Collection entries:
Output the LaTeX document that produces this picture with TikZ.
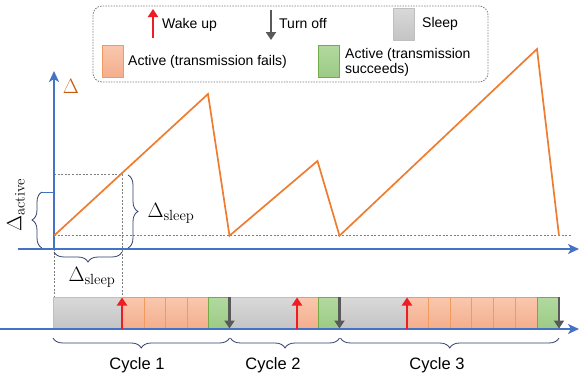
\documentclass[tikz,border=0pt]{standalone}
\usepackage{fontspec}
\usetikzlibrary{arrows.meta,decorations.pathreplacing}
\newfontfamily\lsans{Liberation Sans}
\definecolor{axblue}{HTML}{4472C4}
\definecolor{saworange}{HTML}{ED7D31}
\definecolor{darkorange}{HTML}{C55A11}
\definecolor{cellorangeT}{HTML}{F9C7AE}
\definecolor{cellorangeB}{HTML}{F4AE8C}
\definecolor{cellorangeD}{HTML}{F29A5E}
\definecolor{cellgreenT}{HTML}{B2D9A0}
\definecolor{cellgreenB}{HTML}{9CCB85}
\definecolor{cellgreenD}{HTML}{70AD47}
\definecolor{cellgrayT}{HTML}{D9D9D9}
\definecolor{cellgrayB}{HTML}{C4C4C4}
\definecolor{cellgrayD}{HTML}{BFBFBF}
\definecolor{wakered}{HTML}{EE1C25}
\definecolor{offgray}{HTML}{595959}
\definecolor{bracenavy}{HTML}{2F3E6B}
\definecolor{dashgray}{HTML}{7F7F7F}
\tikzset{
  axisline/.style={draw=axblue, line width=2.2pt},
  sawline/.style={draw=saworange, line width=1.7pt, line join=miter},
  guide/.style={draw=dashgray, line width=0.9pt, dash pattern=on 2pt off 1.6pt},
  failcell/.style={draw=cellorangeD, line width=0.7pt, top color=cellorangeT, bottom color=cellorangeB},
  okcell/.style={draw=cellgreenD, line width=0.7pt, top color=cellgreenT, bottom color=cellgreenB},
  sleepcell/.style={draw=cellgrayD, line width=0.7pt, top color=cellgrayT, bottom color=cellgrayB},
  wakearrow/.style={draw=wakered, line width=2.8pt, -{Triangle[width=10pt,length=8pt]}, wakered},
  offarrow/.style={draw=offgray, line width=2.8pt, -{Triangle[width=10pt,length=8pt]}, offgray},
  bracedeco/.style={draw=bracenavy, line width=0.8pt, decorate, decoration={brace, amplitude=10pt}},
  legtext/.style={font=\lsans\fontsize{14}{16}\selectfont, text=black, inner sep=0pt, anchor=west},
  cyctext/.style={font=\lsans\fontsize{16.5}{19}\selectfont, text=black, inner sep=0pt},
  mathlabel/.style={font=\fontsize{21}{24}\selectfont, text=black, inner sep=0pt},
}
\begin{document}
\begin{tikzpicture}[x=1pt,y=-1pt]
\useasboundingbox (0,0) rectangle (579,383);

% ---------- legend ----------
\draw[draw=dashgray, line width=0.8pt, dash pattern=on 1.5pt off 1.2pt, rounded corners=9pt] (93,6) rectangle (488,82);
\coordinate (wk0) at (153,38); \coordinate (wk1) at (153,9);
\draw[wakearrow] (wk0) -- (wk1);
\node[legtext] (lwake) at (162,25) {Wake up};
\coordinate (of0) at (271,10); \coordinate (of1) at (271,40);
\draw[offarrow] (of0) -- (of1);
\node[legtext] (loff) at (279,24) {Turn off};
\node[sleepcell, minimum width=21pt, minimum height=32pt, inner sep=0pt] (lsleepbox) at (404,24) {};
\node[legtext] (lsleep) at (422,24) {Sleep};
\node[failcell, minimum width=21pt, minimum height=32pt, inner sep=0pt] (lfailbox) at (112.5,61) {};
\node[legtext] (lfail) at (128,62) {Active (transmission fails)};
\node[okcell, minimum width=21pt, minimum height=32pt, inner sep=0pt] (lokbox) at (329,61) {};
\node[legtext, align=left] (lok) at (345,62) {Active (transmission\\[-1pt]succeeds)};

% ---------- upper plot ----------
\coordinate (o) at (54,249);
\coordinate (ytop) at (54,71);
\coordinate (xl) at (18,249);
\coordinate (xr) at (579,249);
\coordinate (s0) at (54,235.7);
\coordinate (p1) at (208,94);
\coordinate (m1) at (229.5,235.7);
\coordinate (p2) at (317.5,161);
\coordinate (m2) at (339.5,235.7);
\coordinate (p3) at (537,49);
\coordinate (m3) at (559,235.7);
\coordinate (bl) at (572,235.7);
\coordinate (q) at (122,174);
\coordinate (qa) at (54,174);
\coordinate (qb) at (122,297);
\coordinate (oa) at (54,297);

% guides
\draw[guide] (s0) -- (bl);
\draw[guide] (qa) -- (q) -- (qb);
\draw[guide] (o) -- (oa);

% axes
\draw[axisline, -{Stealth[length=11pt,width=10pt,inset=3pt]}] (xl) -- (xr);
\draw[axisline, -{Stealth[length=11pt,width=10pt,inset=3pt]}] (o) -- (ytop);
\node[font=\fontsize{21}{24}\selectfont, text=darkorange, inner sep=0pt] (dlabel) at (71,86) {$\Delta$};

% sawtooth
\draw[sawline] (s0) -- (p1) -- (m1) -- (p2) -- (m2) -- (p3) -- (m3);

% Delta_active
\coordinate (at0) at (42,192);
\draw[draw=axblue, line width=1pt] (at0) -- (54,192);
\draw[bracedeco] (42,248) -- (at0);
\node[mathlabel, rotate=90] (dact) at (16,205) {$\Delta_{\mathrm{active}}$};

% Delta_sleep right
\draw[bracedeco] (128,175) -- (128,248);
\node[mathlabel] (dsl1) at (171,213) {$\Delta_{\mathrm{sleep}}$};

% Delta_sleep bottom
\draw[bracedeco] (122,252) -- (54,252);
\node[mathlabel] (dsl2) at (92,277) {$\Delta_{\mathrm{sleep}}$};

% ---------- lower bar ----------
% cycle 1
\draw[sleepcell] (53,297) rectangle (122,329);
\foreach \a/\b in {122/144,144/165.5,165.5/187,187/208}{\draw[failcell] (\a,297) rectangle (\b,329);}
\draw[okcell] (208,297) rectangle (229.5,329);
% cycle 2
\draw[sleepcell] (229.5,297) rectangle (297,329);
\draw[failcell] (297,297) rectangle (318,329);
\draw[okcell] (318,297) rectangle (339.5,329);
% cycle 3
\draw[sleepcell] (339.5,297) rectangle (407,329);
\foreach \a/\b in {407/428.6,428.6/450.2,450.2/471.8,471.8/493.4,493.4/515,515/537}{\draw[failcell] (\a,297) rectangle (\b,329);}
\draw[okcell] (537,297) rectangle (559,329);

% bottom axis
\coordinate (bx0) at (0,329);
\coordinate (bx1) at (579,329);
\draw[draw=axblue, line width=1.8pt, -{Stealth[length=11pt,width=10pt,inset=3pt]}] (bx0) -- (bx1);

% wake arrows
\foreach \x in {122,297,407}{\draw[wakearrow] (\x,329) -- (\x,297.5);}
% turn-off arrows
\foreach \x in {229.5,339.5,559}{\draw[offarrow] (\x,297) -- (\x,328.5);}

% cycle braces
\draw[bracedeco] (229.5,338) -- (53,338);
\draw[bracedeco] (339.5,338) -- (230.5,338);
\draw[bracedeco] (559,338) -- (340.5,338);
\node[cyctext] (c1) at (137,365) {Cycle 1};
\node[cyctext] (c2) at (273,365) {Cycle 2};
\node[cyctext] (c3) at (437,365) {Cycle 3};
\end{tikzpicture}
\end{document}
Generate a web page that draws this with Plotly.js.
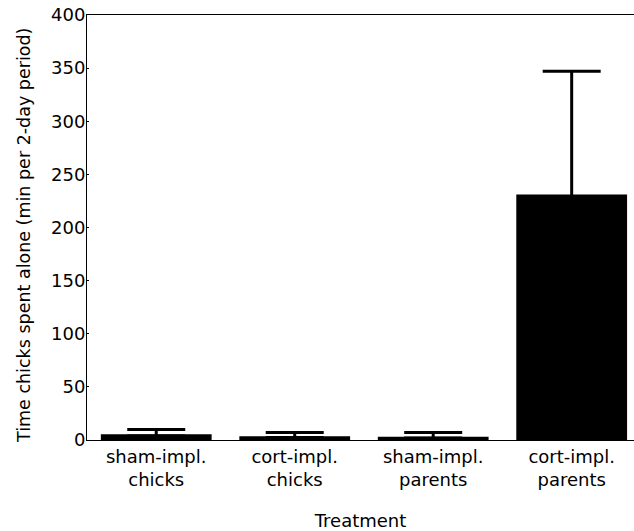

● **YOUR GOAL**:
Please write out all of the material above without changing a word, and omit any pictures.

● **THE ANSWER**:
Output the LaTeX document that produces this picture with TikZ.
\documentclass[tikz,border=0pt]{standalone}
\usepackage{fontspec}
\usetikzlibrary{arrows.meta,decorations.pathreplacing}
\newfontfamily\lsans{Liberation Sans}
\definecolor{axblue}{HTML}{4472C4}
\definecolor{saworange}{HTML}{ED7D31}
\definecolor{darkorange}{HTML}{C55A11}
\definecolor{cellorangeT}{HTML}{F9C7AE}
\definecolor{cellorangeB}{HTML}{F4AE8C}
\definecolor{cellorangeD}{HTML}{F29A5E}
\definecolor{cellgreenT}{HTML}{B2D9A0}
\definecolor{cellgreenB}{HTML}{9CCB85}
\definecolor{cellgreenD}{HTML}{70AD47}
\definecolor{cellgrayT}{HTML}{D9D9D9}
\definecolor{cellgrayB}{HTML}{C4C4C4}
\definecolor{cellgrayD}{HTML}{BFBFBF}
\definecolor{wakered}{HTML}{EE1C25}
\definecolor{offgray}{HTML}{595959}
\definecolor{bracenavy}{HTML}{2F3E6B}
\definecolor{dashgray}{HTML}{7F7F7F}
\tikzset{
  axisline/.style={draw=axblue, line width=2.2pt},
  sawline/.style={draw=saworange, line width=1.7pt, line join=miter},
  guide/.style={draw=dashgray, line width=0.9pt, dash pattern=on 2pt off 1.6pt},
  failcell/.style={draw=cellorangeD, line width=0.7pt, top color=cellorangeT, bottom color=cellorangeB},
  okcell/.style={draw=cellgreenD, line width=0.7pt, top color=cellgreenT, bottom color=cellgreenB},
  sleepcell/.style={draw=cellgrayD, line width=0.7pt, top color=cellgrayT, bottom color=cellgrayB},
  wakearrow/.style={draw=wakered, line width=2.8pt, -{Triangle[width=10pt,length=8pt]}, wakered},
  offarrow/.style={draw=offgray, line width=2.8pt, -{Triangle[width=10pt,length=8pt]}, offgray},
  bracedeco/.style={draw=bracenavy, line width=0.8pt, decorate, decoration={brace, amplitude=10pt}},
  legtext/.style={font=\lsans\fontsize{14}{16}\selectfont, text=black, inner sep=0pt, anchor=west},
  cyctext/.style={font=\lsans\fontsize{16.5}{19}\selectfont, text=black, inner sep=0pt},
  mathlabel/.style={font=\fontsize{21}{24}\selectfont, text=black, inner sep=0pt},
}
\begin{document}
\begin{tikzpicture}[x=1pt,y=-1pt]
\useasboundingbox (0,0) rectangle (579,383);

% ---------- legend ----------
\draw[draw=dashgray, line width=0.8pt, dash pattern=on 1.5pt off 1.2pt, rounded corners=9pt] (93,6) rectangle (488,82);
\coordinate (wk0) at (153,38); \coordinate (wk1) at (153,9);
\draw[wakearrow] (wk0) -- (wk1);
\node[legtext] (lwake) at (162,25) {Wake up};
\coordinate (of0) at (271,10); \coordinate (of1) at (271,40);
\draw[offarrow] (of0) -- (of1);
\node[legtext] (loff) at (279,24) {Turn off};
\node[sleepcell, minimum width=21pt, minimum height=32pt, inner sep=0pt] (lsleepbox) at (404,24) {};
\node[legtext] (lsleep) at (422,24) {Sleep};
\node[failcell, minimum width=21pt, minimum height=32pt, inner sep=0pt] (lfailbox) at (112.5,61) {};
\node[legtext] (lfail) at (128,62) {Active (transmission fails)};
\node[okcell, minimum width=21pt, minimum height=32pt, inner sep=0pt] (lokbox) at (329,61) {};
\node[legtext, align=left] (lok) at (345,62) {Active (transmission\\[-1pt]succeeds)};

% ---------- upper plot ----------
\coordinate (o) at (54,249);
\coordinate (ytop) at (54,71);
\coordinate (xl) at (18,249);
\coordinate (xr) at (579,249);
\coordinate (s0) at (54,235.7);
\coordinate (p1) at (208,94);
\coordinate (m1) at (229.5,235.7);
\coordinate (p2) at (317.5,161);
\coordinate (m2) at (339.5,235.7);
\coordinate (p3) at (537,49);
\coordinate (m3) at (559,235.7);
\coordinate (bl) at (572,235.7);
\coordinate (q) at (122,174);
\coordinate (qa) at (54,174);
\coordinate (qb) at (122,297);
\coordinate (oa) at (54,297);

% guides
\draw[guide] (s0) -- (bl);
\draw[guide] (qa) -- (q) -- (qb);
\draw[guide] (o) -- (oa);

% axes
\draw[axisline, -{Stealth[length=11pt,width=10pt,inset=3pt]}] (xl) -- (xr);
\draw[axisline, -{Stealth[length=11pt,width=10pt,inset=3pt]}] (o) -- (ytop);
\node[font=\fontsize{21}{24}\selectfont, text=darkorange, inner sep=0pt] (dlabel) at (71,86) {$\Delta$};

% sawtooth
\draw[sawline] (s0) -- (p1) -- (m1) -- (p2) -- (m2) -- (p3) -- (m3);

% Delta_active
\coordinate (at0) at (42,192);
\draw[draw=axblue, line width=1pt] (at0) -- (54,192);
\draw[bracedeco] (42,248) -- (at0);
\node[mathlabel, rotate=90] (dact) at (16,205) {$\Delta_{\mathrm{active}}$};

% Delta_sleep right
\draw[bracedeco] (128,175) -- (128,248);
\node[mathlabel] (dsl1) at (171,213) {$\Delta_{\mathrm{sleep}}$};

% Delta_sleep bottom
\draw[bracedeco] (122,252) -- (54,252);
\node[mathlabel] (dsl2) at (92,277) {$\Delta_{\mathrm{sleep}}$};

% ---------- lower bar ----------
% cycle 1
\draw[sleepcell] (53,297) rectangle (122,329);
\foreach \a/\b in {122/144,144/165.5,165.5/187,187/208}{\draw[failcell] (\a,297) rectangle (\b,329);}
\draw[okcell] (208,297) rectangle (229.5,329);
% cycle 2
\draw[sleepcell] (229.5,297) rectangle (297,329);
\draw[failcell] (297,297) rectangle (318,329);
\draw[okcell] (318,297) rectangle (339.5,329);
% cycle 3
\draw[sleepcell] (339.5,297) rectangle (407,329);
\foreach \a/\b in {407/428.6,428.6/450.2,450.2/471.8,471.8/493.4,493.4/515,515/537}{\draw[failcell] (\a,297) rectangle (\b,329);}
\draw[okcell] (537,297) rectangle (559,329);

% bottom axis
\coordinate (bx0) at (0,329);
\coordinate (bx1) at (579,329);
\draw[draw=axblue, line width=1.8pt, -{Stealth[length=11pt,width=10pt,inset=3pt]}] (bx0) -- (bx1);

% wake arrows
\foreach \x in {122,297,407}{\draw[wakearrow] (\x,329) -- (\x,297.5);}
% turn-off arrows
\foreach \x in {229.5,339.5,559}{\draw[offarrow] (\x,297) -- (\x,328.5);}

% cycle braces
\draw[bracedeco] (229.5,338) -- (53,338);
\draw[bracedeco] (339.5,338) -- (230.5,338);
\draw[bracedeco] (559,338) -- (340.5,338);
\node[cyctext] (c1) at (137,365) {Cycle 1};
\node[cyctext] (c2) at (273,365) {Cycle 2};
\node[cyctext] (c3) at (437,365) {Cycle 3};
\end{tikzpicture}
\end{document}
Generate a web page that draws this with Plotly.js.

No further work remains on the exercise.